## BEGIN

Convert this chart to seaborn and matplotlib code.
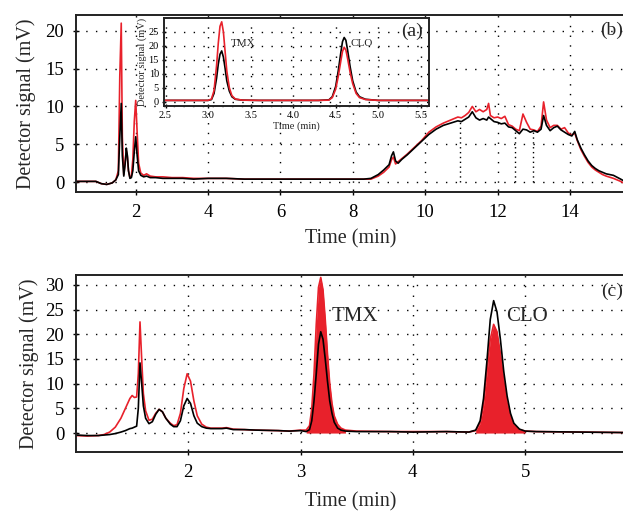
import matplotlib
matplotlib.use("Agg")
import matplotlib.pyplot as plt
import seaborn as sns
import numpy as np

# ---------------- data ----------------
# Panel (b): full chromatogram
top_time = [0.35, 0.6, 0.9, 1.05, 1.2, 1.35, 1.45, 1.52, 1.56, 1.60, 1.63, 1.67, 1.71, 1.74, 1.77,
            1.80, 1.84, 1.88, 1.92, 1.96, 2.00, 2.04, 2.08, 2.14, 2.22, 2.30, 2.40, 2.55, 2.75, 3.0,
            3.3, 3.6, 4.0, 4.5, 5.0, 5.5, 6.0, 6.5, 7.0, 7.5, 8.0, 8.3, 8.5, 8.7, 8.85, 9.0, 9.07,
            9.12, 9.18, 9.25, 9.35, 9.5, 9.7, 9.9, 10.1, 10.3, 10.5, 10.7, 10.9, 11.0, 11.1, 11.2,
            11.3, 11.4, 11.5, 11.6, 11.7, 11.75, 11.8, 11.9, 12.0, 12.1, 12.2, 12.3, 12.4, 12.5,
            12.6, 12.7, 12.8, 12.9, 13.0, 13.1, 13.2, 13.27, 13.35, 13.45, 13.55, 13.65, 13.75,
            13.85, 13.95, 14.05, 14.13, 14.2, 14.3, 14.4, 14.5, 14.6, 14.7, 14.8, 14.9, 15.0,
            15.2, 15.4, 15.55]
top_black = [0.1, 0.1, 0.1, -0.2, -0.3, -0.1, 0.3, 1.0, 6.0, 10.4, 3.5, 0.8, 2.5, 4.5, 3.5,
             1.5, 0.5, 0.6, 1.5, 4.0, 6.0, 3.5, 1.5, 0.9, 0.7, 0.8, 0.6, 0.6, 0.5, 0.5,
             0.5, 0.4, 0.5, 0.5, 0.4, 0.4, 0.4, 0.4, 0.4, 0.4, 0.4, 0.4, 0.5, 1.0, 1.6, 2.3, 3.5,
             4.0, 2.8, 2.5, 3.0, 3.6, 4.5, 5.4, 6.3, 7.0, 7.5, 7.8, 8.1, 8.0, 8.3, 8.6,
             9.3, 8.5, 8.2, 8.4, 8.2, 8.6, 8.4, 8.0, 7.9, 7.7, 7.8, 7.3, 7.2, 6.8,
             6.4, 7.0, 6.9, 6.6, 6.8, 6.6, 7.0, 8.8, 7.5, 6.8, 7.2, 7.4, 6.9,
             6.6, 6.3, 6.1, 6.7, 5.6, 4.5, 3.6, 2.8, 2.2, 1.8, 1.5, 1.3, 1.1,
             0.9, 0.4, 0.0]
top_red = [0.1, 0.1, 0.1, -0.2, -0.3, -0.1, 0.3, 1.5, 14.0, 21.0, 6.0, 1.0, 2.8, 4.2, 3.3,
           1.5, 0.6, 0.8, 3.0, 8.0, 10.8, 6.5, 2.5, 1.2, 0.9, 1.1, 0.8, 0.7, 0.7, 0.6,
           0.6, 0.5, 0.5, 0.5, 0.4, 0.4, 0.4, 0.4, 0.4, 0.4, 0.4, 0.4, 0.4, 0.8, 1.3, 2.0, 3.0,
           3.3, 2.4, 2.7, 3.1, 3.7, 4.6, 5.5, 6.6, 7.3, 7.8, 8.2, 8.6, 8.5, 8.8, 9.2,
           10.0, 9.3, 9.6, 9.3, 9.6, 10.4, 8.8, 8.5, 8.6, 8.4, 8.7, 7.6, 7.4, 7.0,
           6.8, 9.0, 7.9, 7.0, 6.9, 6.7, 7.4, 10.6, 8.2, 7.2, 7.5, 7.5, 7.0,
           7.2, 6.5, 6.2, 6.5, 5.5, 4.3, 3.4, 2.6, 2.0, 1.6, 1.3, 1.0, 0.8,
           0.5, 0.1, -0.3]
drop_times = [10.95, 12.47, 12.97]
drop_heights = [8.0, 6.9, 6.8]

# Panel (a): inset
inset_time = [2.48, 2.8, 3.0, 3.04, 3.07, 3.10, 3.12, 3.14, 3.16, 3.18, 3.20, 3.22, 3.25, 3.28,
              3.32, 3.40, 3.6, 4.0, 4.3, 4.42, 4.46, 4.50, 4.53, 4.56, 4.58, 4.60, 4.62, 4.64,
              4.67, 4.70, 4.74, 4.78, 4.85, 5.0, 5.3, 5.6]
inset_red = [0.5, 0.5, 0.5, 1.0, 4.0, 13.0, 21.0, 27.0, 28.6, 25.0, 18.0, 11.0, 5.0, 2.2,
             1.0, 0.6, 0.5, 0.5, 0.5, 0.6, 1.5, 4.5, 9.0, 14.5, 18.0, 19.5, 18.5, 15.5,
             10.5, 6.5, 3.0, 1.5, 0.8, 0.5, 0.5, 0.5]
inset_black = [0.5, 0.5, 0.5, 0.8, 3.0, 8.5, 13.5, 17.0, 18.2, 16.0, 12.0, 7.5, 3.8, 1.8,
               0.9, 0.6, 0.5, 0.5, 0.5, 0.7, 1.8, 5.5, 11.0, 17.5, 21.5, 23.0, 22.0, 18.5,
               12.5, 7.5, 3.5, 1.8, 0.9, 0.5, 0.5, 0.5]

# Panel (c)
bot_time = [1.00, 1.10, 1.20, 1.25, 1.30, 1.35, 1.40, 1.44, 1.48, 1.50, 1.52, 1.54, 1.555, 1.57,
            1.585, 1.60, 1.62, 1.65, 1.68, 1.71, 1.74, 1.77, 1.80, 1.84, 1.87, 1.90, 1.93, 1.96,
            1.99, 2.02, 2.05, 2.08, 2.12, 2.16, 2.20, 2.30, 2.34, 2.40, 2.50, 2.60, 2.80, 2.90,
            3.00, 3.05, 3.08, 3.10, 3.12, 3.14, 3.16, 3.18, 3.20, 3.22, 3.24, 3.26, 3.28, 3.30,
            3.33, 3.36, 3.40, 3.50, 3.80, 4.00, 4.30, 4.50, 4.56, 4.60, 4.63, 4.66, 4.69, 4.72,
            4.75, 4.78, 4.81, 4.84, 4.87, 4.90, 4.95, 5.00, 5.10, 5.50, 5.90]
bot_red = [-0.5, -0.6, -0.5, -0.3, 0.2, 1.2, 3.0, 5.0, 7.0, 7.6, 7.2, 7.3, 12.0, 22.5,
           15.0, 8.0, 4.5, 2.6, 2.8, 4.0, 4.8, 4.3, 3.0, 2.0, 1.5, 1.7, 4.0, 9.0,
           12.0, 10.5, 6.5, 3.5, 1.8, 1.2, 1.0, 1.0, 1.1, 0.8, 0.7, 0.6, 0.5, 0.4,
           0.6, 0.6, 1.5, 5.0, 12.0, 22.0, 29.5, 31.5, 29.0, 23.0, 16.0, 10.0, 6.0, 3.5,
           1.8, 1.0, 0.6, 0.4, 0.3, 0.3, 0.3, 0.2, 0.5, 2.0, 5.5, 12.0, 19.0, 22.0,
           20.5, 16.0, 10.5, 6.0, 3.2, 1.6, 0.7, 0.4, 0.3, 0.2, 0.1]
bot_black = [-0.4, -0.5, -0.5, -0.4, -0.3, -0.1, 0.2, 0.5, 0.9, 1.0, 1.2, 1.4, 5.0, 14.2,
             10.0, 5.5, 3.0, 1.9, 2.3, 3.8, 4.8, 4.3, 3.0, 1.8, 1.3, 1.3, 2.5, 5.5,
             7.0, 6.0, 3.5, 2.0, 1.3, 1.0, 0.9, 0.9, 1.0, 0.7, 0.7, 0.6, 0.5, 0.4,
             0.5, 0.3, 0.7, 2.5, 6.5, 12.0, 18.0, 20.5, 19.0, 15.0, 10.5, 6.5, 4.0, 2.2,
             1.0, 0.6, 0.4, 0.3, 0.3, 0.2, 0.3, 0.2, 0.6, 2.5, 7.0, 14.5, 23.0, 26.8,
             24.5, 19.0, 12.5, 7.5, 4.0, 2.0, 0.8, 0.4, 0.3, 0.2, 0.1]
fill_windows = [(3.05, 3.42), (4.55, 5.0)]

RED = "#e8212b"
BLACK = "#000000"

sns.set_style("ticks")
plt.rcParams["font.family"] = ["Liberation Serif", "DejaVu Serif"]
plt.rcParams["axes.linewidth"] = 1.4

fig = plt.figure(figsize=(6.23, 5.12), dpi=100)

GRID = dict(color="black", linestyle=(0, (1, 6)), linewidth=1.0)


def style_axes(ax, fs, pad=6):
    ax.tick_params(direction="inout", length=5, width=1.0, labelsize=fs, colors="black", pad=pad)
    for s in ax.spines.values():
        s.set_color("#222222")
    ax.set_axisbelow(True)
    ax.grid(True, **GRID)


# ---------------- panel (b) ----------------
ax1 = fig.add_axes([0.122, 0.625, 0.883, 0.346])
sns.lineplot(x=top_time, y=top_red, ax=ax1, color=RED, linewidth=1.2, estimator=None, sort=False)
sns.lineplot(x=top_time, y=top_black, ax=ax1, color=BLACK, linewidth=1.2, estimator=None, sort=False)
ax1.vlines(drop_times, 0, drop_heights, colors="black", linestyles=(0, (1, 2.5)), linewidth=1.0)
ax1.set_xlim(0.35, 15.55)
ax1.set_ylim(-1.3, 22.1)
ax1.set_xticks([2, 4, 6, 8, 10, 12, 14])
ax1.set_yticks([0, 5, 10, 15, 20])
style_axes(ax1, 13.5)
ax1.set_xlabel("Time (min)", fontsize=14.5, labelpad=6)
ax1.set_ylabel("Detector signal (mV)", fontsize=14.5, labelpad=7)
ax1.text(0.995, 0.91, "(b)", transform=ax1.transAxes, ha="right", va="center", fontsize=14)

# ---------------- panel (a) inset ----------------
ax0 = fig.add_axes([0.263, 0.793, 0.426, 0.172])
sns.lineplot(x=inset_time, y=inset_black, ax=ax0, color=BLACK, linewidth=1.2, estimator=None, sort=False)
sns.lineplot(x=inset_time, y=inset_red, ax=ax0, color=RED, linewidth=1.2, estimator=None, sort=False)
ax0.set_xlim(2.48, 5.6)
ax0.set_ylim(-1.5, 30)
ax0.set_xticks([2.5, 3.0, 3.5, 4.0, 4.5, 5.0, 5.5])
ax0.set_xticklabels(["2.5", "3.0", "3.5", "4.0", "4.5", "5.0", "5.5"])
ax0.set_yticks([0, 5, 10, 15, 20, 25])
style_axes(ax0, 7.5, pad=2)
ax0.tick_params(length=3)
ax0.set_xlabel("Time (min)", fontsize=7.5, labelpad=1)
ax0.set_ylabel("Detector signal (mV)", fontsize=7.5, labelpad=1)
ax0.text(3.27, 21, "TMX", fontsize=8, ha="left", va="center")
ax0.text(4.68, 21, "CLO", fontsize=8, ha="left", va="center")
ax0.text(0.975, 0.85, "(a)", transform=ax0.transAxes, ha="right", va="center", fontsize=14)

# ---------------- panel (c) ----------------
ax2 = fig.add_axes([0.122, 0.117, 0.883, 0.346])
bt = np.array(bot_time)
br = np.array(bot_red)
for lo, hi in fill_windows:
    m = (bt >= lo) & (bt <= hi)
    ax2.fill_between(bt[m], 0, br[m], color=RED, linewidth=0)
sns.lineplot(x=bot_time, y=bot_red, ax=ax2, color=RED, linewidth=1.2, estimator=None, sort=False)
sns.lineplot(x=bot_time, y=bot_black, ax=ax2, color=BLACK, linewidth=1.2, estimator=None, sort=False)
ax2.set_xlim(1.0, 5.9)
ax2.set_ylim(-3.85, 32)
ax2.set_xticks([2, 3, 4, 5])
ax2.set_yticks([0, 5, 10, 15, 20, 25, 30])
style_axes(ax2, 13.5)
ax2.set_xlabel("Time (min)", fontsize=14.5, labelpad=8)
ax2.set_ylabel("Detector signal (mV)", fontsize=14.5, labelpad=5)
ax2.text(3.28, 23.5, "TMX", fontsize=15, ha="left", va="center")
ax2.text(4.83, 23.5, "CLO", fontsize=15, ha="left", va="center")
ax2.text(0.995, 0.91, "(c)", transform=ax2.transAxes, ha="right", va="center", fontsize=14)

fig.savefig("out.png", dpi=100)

## END

◆ Your instructions:
Look through the listing and extract every line with "seaborn" in it.

◆ Expected answer:
Convert this chart to seaborn and matplotlib code.
import seaborn as sns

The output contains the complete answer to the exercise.